Après de longs mois d’absence sur la scène musicale malienne, Rokia Traoré sera en concert au studio Blonba le 16 mai 2008. Ce spectacle consacre aussi la sortie mondiale du nouvel album de la fine « Rose » du Bélédougou, « Tchamantché ». Après « Bomwboï » (disque d’or en France) elle revient avec un opus en totale rupture de style.
Autant on ne présente plus Rokia Traoré, « grande dame de la chanson africaine, dont la voix lumineuse et les arrangements subtils ensorcellent depuis une dizaine d’années les amoureux des musiques métissées », autant c’est un privilège d’assister à ses spectacles, surtout au Mali où elle se produit rarement.
Toutefois, elle fait tout le temps l’honneur de lancer la sortie officielle de ses albums à partir de Bamako. Le spectacle du 16 mai prochain est donc une opportunité de découvrir son nouvel opus, « Tchamantché » (centre, milieu ou mi-parcours), qui est déjà bien accueilli par les critiques en Europe.
Ceux qui ont le privilège de savourer cette galette disent qu’il correspond à la vision musicale de Rokia Traoré : « faire de la musique africaine, mais rester une citoyenne du monde, emprunter à la tradition, mais jouer une musique de modernité, respecter l’existant, mais ouvrir le cœur et les oreilles à la multiplicité du monde ».
Et l’on peut tout reprocher à Rokia sauf qu’elle ne porte pas « ses convictions dans sa musique ».
Audacieuse à mourir, Rokia Traoré a pris des orientations artistiques qui en surprendront plus d’un sur son nouvel album, « Tchamantché ».
Elle chante toujours en bambara bien sûr, mais, à l’occasion d’un voyage nord-américain, elle a découvert le son patiné et atypique des vieilles guitares Gretsch, les premières guitares électriques du rythm’n blues. Elle a aussi appris à apprécier la musique afro-américaine et a re-découvert la voix intense de Nina Simone.
Poursuivant son exploration musicale, Rokia a donc abandonné les balafons et les percussions traditionnelles et a invité une rythmique occidentale pour se hasarder dans les univers tortueux du blues et du rock. Si le ngoni est toujours bien présent, un groove puissant et sensuel vient maintenant transformer la musique de la jeune chanteuse.
Et qui plus est, dans cet étonnant mélange, Rokia Traoré ballade sa voix avec une étonnante facilité, utilisant tous les registres possibles de son talent protéiforme.
L’accueil chaleureux des critiques
Cette métamorphose de la future impératrice de la musique malienne est bien appréciée de par le monde. La rupture est bien accueillie parce qu’elle va dans le sens de l’affranchissement de la musique africaine du ghetto conceptuel auquel elle est souvent condamnée par certaines maisons de disque.

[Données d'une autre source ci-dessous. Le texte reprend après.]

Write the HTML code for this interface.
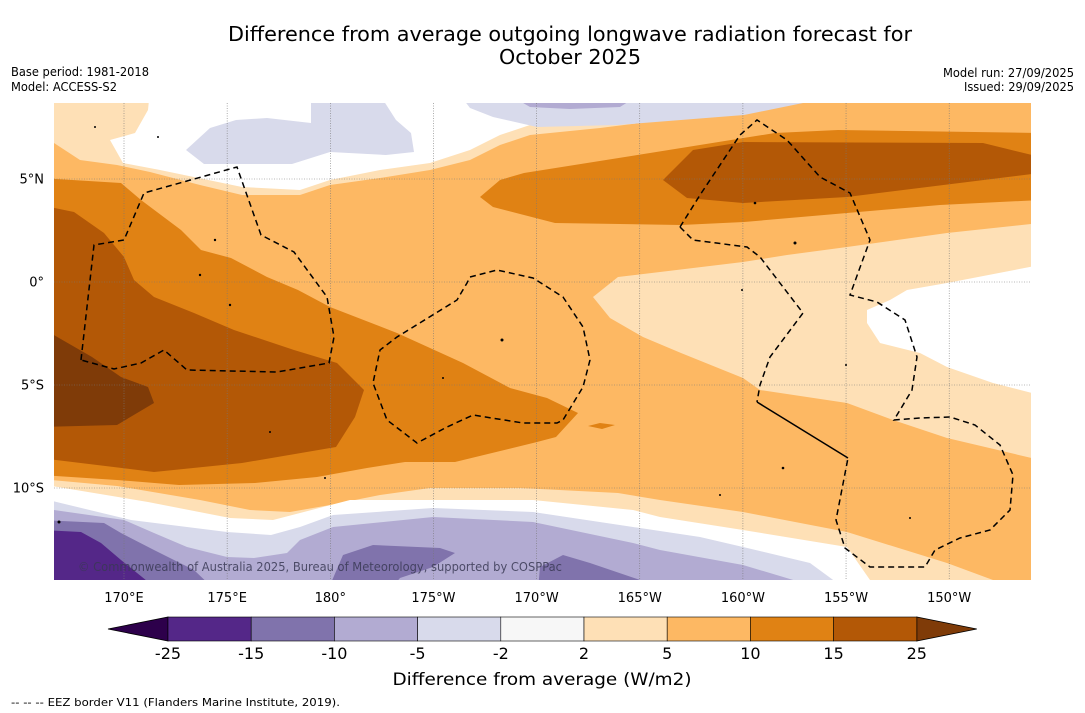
<!DOCTYPE html>
<html><head><meta charset="utf-8"><style>
html,body{margin:0;padding:0;background:#fff;}
body{width:1085px;height:713px;overflow:hidden;font-family:"DejaVu Sans","Liberation Sans",sans-serif;}
svg{display:block;}
</style></head><body>
<svg id="chart" width="1085" height="713" viewBox="0 0 1085 713" xmlns="http://www.w3.org/2000/svg">
<text x="570" y="41" text-anchor="middle" font-size="20" textLength="684" lengthAdjust="spacingAndGlyphs" fill="#000">Difference from average outgoing longwave radiation forecast for</text>
<text x="570" y="64" text-anchor="middle" font-size="20" textLength="142" lengthAdjust="spacingAndGlyphs" fill="#000">October 2025</text>
<text x="11" y="76" font-size="12" textLength="138" lengthAdjust="spacingAndGlyphs">Base period: 1981-2018</text>
<text x="11" y="91" font-size="12" textLength="106" lengthAdjust="spacingAndGlyphs">Model: ACCESS-S2</text>
<text x="1074" y="77" font-size="12" text-anchor="end" textLength="131" lengthAdjust="spacingAndGlyphs">Model run: 27/09/2025</text>
<text x="1074" y="91" font-size="12" text-anchor="end" textLength="110" lengthAdjust="spacingAndGlyphs">Issued: 29/09/2025</text>

<defs><clipPath id="mapclip"><rect x="54" y="103" width="977" height="477"/></clipPath></defs>
<g clip-path="url(#mapclip)">
<rect x="54" y="103" width="977" height="477" fill="#fdb863"/>
<path fill="#fee0b6" d="M40,90 L850,90 L800,103 L750,108 L680,118 L600,128 L530,135 L500,145 L470,160 L430,170 L380,178 L330,185 L300,195 L242,195 L200,185 L150,172 L117,165 L80,160 L54,143 L40,143 Z"/>
<path fill="#ffffff" d="M150,90 L760,90 L740,103 L700,110 L600,120 L530,125 L500,135 L470,150 L430,163 L380,170 L330,180 L300,190 L242,187 L160,170 L123,163 L110,140 L135,133 L148,110 Z"/>
<path fill="#d8daeb" d="M311,95 L380,95 L396,120 L411,133 L414,152 L386,155 L330,152 L292,164 L204,164 L186,150 L210,128 L236,120 L267,118 L311,123 Z"/>
<path fill="#d8daeb" d="M460,95 L810,95 L803,103 L744,115 L618,125 L537,127 L493,117 L470,108 Z"/>
<path fill="#b2abd2" d="M518,100 L631,100 L620,107 L570,109 L530,107 Z"/>
<path fill="#e08214" d="M480,197 L500,180 L524,173 L650,153 L775,133 L838,130 L1040,133 L1040,200 L940,205 L847,213 L744,222 L681,225 L555,223 L493,207 Z"/>
<path fill="#b35806" d="M663,180 L693,150 L743,142 L983,143 L1040,157 L1040,173 L847,197 L743,203 L687,198 Z"/>
<path fill="#fee0b6" d="M1040,223 L947,233 L847,247 L787,255 L743,262 L660,272 L618,277 L593,297 L610,318 L643,337 L681,353 L743,378 L760,390 L847,403 L893,420 L947,438 L1040,460 Z"/>
<path fill="#ffffff" d="M1040,265 L947,283 L907,290 L890,300 L867,310 L867,323 L880,343 L920,353 L947,367 L993,383 L1040,395 Z"/>
<path fill="#e08214" d="M40,178 L121,183 L141,200 L181,230 L201,250 L231,258 L267,277 L298,290 L330,307 L397,333 L463,363 L510,388 L547,398 L578,413 L556,437 L537,442 L455,462 L405,462 L367,468 L317,477 L255,483 L179,485 L117,480 L40,475 Z"/>
<path fill="#e08214" d="M588,426 L600,423 L615,425 L602,429 Z"/>
<path fill="#b35806" d="M40,205 L74,212 L104,233 L124,257 L134,280 L154,297 L194,313 L234,330 L294,350 L337,363 L364,390 L355,417 L336,447 L242,463 L154,472 L40,458 Z"/>
<path fill="#7f3b08" d="M40,327 L92,357 L121,377 L148,387 L154,403 L117,425 L40,427 Z"/>
<path fill="#fee0b6" d="M40,479 L117,486 L200,500 L250,510 L290,512 L330,505 L380,495 L430,488 L520,488 L618,493 L660,500 L743,512 L847,532 L947,563 L993,580 L993,600 L40,600 Z"/>
<path fill="#ffffff" d="M40,484 L148,502 L230,518 L273,520 L300,513 L350,500 L533,500 L633,510 L660,517 L743,530 L847,547 L870,580 L870,600 L40,600 Z"/>
<path fill="#d8daeb" d="M40,498 L131,520 L187,527 L227,532 L271,535 L300,527 L333,515 L433,508 L533,512 L633,527 L700,537 L743,547 L810,563 L840,585 L40,600 Z"/>
<path fill="#b2abd2" d="M40,508 L124,520 L154,533 L187,547 L227,557 L254,558 L287,553 L300,540 L333,527 L433,517 L533,522 L633,543 L660,550 L743,565 L810,585 L40,600 Z"/>
<path fill="#8073ac" d="M40,520 L104,523 L121,533 L154,550 L194,570 L215,590 L40,590 Z"/>
<path fill="#8073ac" d="M328,590 L343,555 L373,545 L440,548 L455,553 L433,567 L400,578 L390,590 Z"/>
<path fill="#8073ac" d="M538,590 L540,567 L563,555 L590,563 L640,580 L645,590 Z"/>
<path fill="#542788" d="M40,530 L81,532 L101,543 L121,560 L147,581 L150,590 L40,590 Z"/>

<g id="grid" stroke="#777" stroke-width="0.6" stroke-dasharray="1,1.5"></g>

<g fill="none" stroke="#000" stroke-width="1.5" stroke-dasharray="6,4">
<path d="M81,360 L94,245 L124,240 L144,193 L237,167 L261,235 L294,252 L327,297 L334,337 L329,363 L277,372 L187,370 L164,350 L141,363 L114,369 Z"/>
<path d="M470,277 L497,270 L533,278 L563,297 L583,327 L590,360 L583,387 L563,420 L557,423 L523,423 L473,415 L447,427 L417,443 L387,420 L373,383 L380,350 L397,337 L457,300 L467,283 Z"/>
<path d="M680,227 L693,240 L747,247 L760,257 L803,313 L770,357 L760,385 L757,402"/>
<path d="M680,227 L700,195 L740,135 L757,120 L787,140 L820,177 L850,193 L870,240 L850,295 L877,302 L905,320 L917,357 L912,390 L894,420 L920,418 L950,417 L975,425 L1000,445 L1013,475 L1010,510 L990,530 L960,538 L935,550 L925,567 L900,567 L870,567 L845,548 L836,520 L848,458"/>
<path stroke-dasharray="none" d="M757,402 L848,458"/>
</g>
<g fill="#000">
<circle cx="215" cy="240" r="1.2"/><circle cx="200" cy="275" r="1.2"/><circle cx="230" cy="305" r="1.2"/><circle cx="502" cy="340" r="1.5"/><circle cx="443" cy="378" r="1"/><circle cx="742" cy="290" r="1"/><circle cx="846" cy="365" r="1"/><circle cx="783" cy="468" r="1.3"/><circle cx="720" cy="495" r="1"/><circle cx="158" cy="137" r="1"/><circle cx="95" cy="127" r="1"/><circle cx="755" cy="203" r="1.3"/><circle cx="795" cy="243" r="1.5"/><circle cx="270" cy="432" r="1"/><circle cx="325" cy="478" r="1"/><circle cx="910" cy="518" r="1"/><circle cx="59" cy="522" r="1.5"/>
</g>
<text x="78" y="571" font-size="12.5" textLength="484" lengthAdjust="spacingAndGlyphs" fill="#3a3a55" fill-opacity="0.85">© Commonwealth of Australia 2025, Bureau of Meteorology, supported by COSPPac</text>
</g>
<g id="latlabels" font-size="13"></g>
<g id="lonlabels" font-size="13"></g>
<g id="colorbar"></g>
<text x="542" y="685" text-anchor="middle" font-size="17" textLength="299" lengthAdjust="spacingAndGlyphs">Difference from average (W/m2)</text>
<text x="11" y="706" font-size="11" textLength="329" lengthAdjust="spacingAndGlyphs">--  --  -- EEZ border V11 (Flanders Marine Institute, 2019).</text>
</svg>
<script>
const lonLabels = ["170°E","175°E","180°","175°W","170°W","165°W","160°W","155°W","150°W"];
const lonValues = [170,175,180,185,190,195,200,205,210];
const latLabels = ["5°N","0°","5°S","10°S"];
const latValues = [5,0,-5,-10];
const cbLevels = ["-25","-15","-10","-5","-2","2","5","10","15","25"];
const cbColors = ["#542788","#8073ac","#b2abd2","#d8daeb","#f7f7f7","#fee0b6","#fdb863","#e08214","#b35806"];
const cbLow = "#2d004b";
const cbHigh = "#7f3b08";

const NS = "http://www.w3.org/2000/svg";
const xOfLon = lon => 124 + (lon - 170) * 20.63;
const yOfLat = lat => 282 - lat * 20.6;
function mk(tag, attrs, parent){const e=document.createElementNS(NS,tag);for(const k in attrs)e.setAttribute(k,attrs[k]);parent.appendChild(e);return e;}

const grid = document.getElementById("grid");
lonValues.forEach((v)=>{
  const l = mk("line",{x1:xOfLon(v),x2:xOfLon(v),y1:103,y2:580},grid);
  
  
});
latValues.forEach((v)=>{
  const l = mk("line",{x1:54,x2:1031,y1:yOfLat(v),y2:yOfLat(v)},grid);
  
  
});
const lonG = document.getElementById("lonlabels");
lonValues.forEach((v,i)=>{
  const t = mk("text",{x:xOfLon(v),y:602,"text-anchor":"middle"},lonG);
  t.textContent = lonLabels[i];
  
  
});
const latG = document.getElementById("latlabels");
latValues.forEach((v,i)=>{
  const t = mk("text",{x:44,y:yOfLat(v)+4.5,"text-anchor":"end"},latG);
  t.textContent = latLabels[i];
  
  
});

const cb = document.getElementById("colorbar");
const cbX0 = 168, cbW = 83.2, cbY = 617, cbH = 24;
const n = cbColors.length;
const lowArrow = mk("polygon",{points:`${cbX0},${cbY} ${cbX0},${cbY+cbH} 108,${cbY+cbH/2}`,fill:cbLow,stroke:"#000","stroke-width":0.8},cb);


const xEnd = cbX0 + n*cbW;
const highArrow = mk("polygon",{points:`${xEnd},${cbY} ${xEnd},${cbY+cbH} ${xEnd+60},${cbY+cbH/2}`,fill:cbHigh,stroke:"#000","stroke-width":0.8},cb);


cbColors.forEach((c,i)=>{
  const r = mk("rect",{x:cbX0+i*cbW,y:cbY,width:cbW,height:cbH,fill:c,stroke:"#000","stroke-width":0.6},cb);
  
  
});
cbLevels.forEach((lab,i)=>{
  const t = mk("text",{x:cbX0+i*cbW,y:cbY+cbH+18,"text-anchor":"middle","font-size":16},cb);
  t.textContent = lab;
  
  
});
</script>
</body></html>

Comme le dit un critique, Rokia dans son nouveau style, « rappelle des Africaines qui ont forgé leur identité plutôt que d’en hériter. Elle rappelle d’autres chanteuses, d’ailleurs, qui n’ont rien à voir avec la noirceur. Surtout, elle est unique. Parce que totalement dévouée à la recherche d’elle-même ».
Et d’ajouter, « c’est la finesse de la voix et ce calme qui émane des musiques » qui font aujourd’hui la force de cette fine Rose qui réapparaît aujourd’hui « en maîtresse de scène, diva rimée, impérieuse ».
Ce qui fait dire à cet autre critique que « le travail de création de Rokia Traoré est un pied de nez adressé à tous ceux qui voudraient parquer les musiques africaines dans une espèce de réserve naturelle coupée du monde, où l’homme blanc irait se ressourcer et se consoler des vicissitudes de la vie moderne ».
Autrement dit, ce nouvel album symbolise le refus de la jeune artiste d’être confinée dans le concept creux et souvent discriminatoire de « World music ».
La star du Bélédougou a sonné la révolte. Désormais, elle n’est plus world music. La rebelle entonne « The Man I Love » des frères Gershwin. Elle chante une « Lady » du Nigeria. Sans occulter ses propres créations puisées dans le riche terroir musical mandingue et qui flirtent avec le blues et souvent le gospel. Signe de cette maturité incontestable, sa voix a pris de l’ampleur.
Ce n’est donc pas pour rien que, en 4 albums, Rokia Traoré s’est imposée comme le talent le plus étonnant et le plus précoce d’Afrique de l’Ouest.
En effet, lauréate du prix RFI 1997, Rokia a suivi depuis, avec audace et constance, « une voie musicale équilibriste, loin des paillettes et du strass de la reconnaissance facile ». Elle s’est battue pour avoir droit à la reconnaissance mondiale qui est sienne aujourd’hui.